19 de dezembro de 2021

Primeira Impressão

Purakê
Gaby Amarantos






Apesar de ter uma carreira que está se aproximando de vinte anos de estrada, a Gaby Amarantos chega apenas agora ao segundo álbum da sua carreira. Depois de quase dez anos do seu debut Treme que teve o imenso sucesso de Ex-Mai Love, a cantora lança Purakê em seu melhor momento como artista, pois o resultado mostra o amadurecimento de uma cantora que tem plena consciência de quem é e de onde veio.

Purakê é uma celebração festiva, carinhosa e radiante de vários gêneros e ritmos brasileiros que durante muito tempo foram considerados apenas como brega. Não é apenas uma celebração, mas, também, um olhar ao futuro dos sons saídos da Amazônia e adjacentes, transformando o álbum em um encontro do tradicional com o novo de maneira fluida, generosa e encorpada. A principal qualidade do álbum é a ótima produção do também cantor Jaloo. Criando uma coleção de canções que soam completamente finalizadas e com um cuidado extremamente especial, o álbum foge de qualquer possibilidade de terminar como um trabalho com apenas ótimas intenções e ideias válidas para ser um projeto com corpo, alma e, principalmente, coração. A principal prova disso está na sensacional Vênus Em Escorpião: “uma surpreendente mistura de tecnobrega, tecnomelody, electropop e dance pop que na teoria não deveria funcionar. Na prática, porém, o resultado é uma excitante, classuda e ousada canção que consegue conquistar aqueles que podem ter algum tipo de problema com estilos nacionais, não apenas pela inclusão de gêneros gringos, mas, principalmente, devido a inteligência na produção em valorizar a sua brasilidade”. A canção tem a sua força aumentada devido as participações do lendário Ney Matogrosso e da cantora Urias. E isso é outro ponto alto de Purakê.

Ao contrário de outros artistas que enchem álbuns de participações que não fazem peso e apenas servem para encher linguiça, Gaby valoriza cada convidado de maneira exemplar. E o principal momento disso é na faixa abre alas de PurakêÚltima Lágrima. A faixa tem as presenças ilustríssimas de três lendas do cancioneiro brasileiro: a voz de Dona Onete declamando alguns versos em off, a gigantesca Elza Soares e a titã do samba Alcione. Devo admitir que a canção fica até pequena demais para tanto talento, mas não ofende o talento de ninguém ao dar espaço suficiente para todas colocarem as suas marcas. Outro momento impressionante de dueto é na baladona Amor Para Recordar com a presença da sempre sensacional Liniker. Apesar desses destaques de convidados, a estrela de Purakê é a Gaby que faz a gente perceber o quanto boa cantora a paraense é na verdade.

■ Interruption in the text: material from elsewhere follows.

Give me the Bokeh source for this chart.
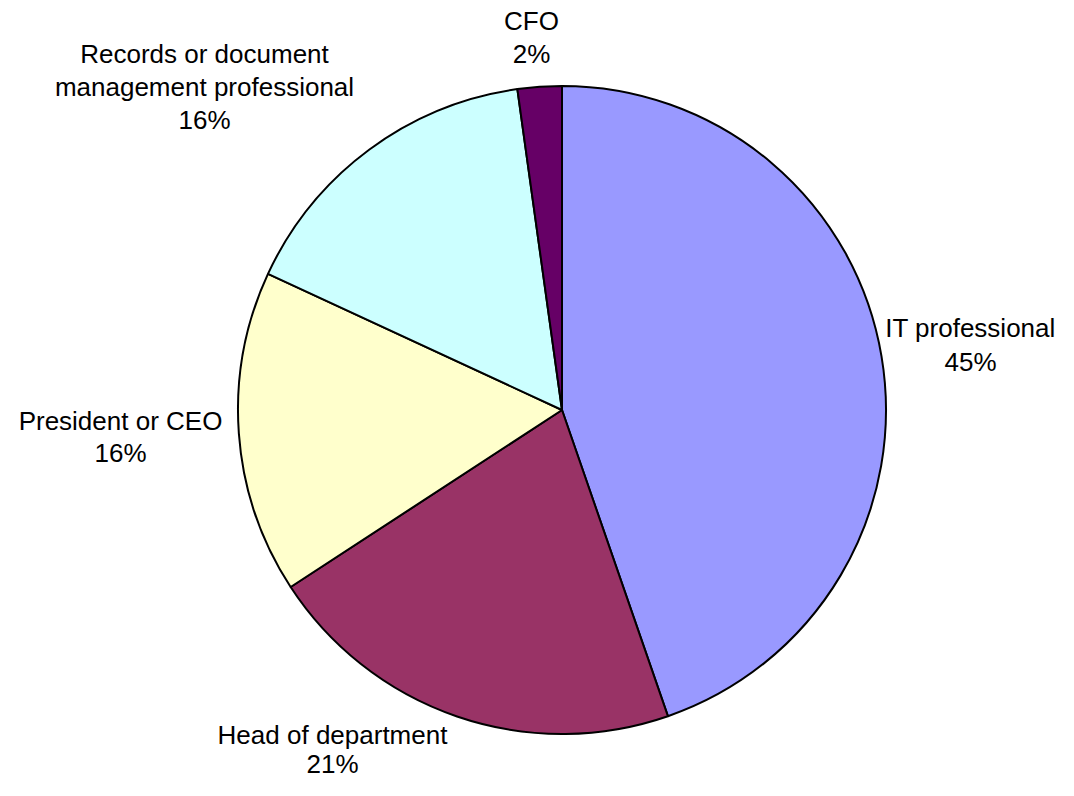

Dona de uma voz forte e com uma áurea que mistura os seus regionalismos com um toque das grandes cantoras da era do rádio, Gaby consegue segurar as canções mais densas com as extrovertidas com a mesma facilidade. Em Arreda, Gaby se joga com força no tecnobrega usando o grave da sua voz sem medo juntando forças com a Leona Vingativa e Viviane Batidão. Já em Rio, a cantora mostra um lado extremamente emocional em uma performance tocante. O problema de Purakê é o que chamo de falta de letra. Apesar de não apresentar nenhum momento que seja abaixo da média, várias composições do álbum apresentam a mesma estrutura de verso/refrão/repete o primeiro verso/refrão até o final. Falta mais um trabalho de quebrar esse ciclo para dar ainda mais profundidade para as canções. Felizmente, Gaby supera esse problema com ótimas canções como, por exemplo, Opará com a presença de Luedji Luna, a empoderada Selfie sobre amor próprio, Sangrando em parceria com Potyguara Bardo e, por fim, o produtor Jaloo dá as caras em Tchau “uma deliciosa e carismática mistura de brega, techo brega, arrocha e toques bem vindos de pop em uma canção que não tem medo de exalar a sua brasilidade”. Ouvir Purakê ajuda a mostrar o quanto parte do Brasil ainda está desconectado da verdadeira sonoridade nacional, mas fico feliz por artistas como a Gaby Amarantos por mostrar esse Brasil. Espero que não precise passar mais dez anos até o próximo álbum.